La storia della donna che ha preferito morire viva, in Francia, ha raccolto le lodi della critica senza destare nessuna delle polemiche che hanno accompagnato, in Italia, l’uscita di un altro romanzo di successo basato su un dramma personale, Fai bei sogni di Massimo Gramellini (Longanesi). Sfruttamento impudico di vicende personali? Allineamento con la tv del dolore?

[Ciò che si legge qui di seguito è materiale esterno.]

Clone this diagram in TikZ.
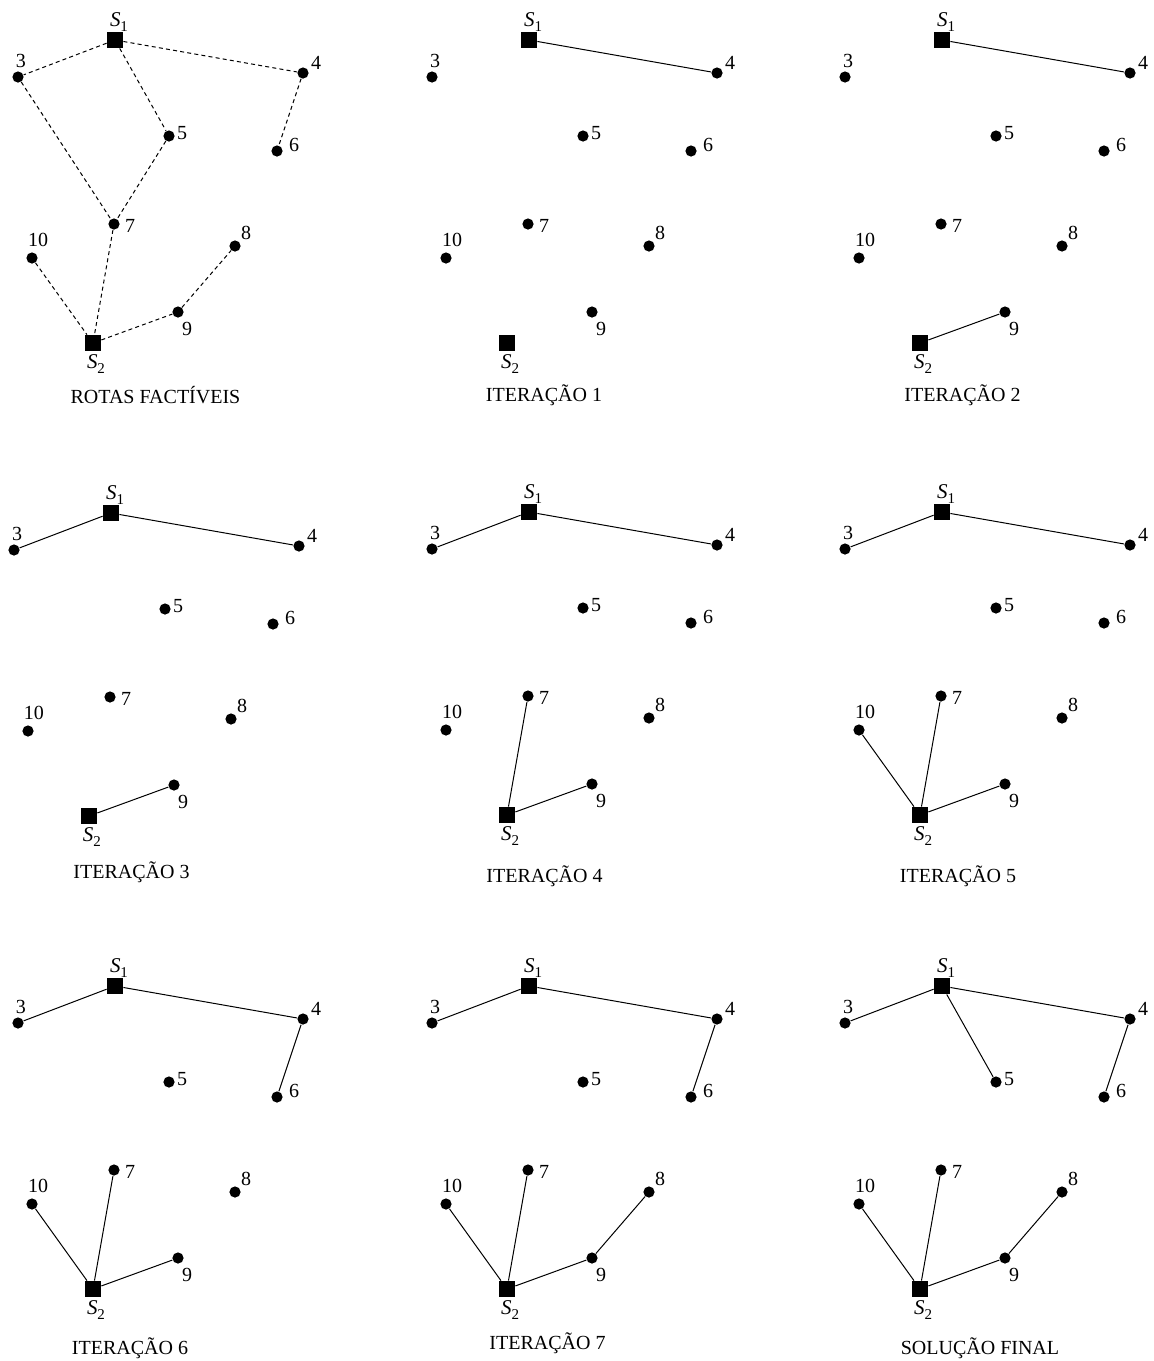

Come se la migliore letteratura non nascesse dalla più radicale impudicizia, che si parli di avventure su Marte o della propria infanzia: quel che conta è l’esito artistico. «Ogni anno vengono scritti centinaia di libri più o meno autobiografici — ricorda la Vigan —, ma ognuno è diverso e raccoglie un successo, di critica e di pubblico, diverso. L’autobiografia non è una moda, non più di altri temi. Contano la sincerità , e le ore passate a cercare la parola giusta».
Non si può fare a meno di leggere Niente si oppone alla notte pensando alla propria, di vita, a quel che la accomuna e la differenzia da quelle vicende interiori. Per Delphine de Vigan è la conclusione di un percorso che le ha fatto raccontare l’anoressia, la rabbia per i genitori, la ricomposizione. «Ora sto bene», dice sorridendo. Prossima opera un film, «ho scritto la sceneggiatura e sarò la regista di una commedia umoristica che parla di sesso». Usare i libri per buttare fuori il dolore può fare bene a chi legge e, evidentemente, anche a chi scrive.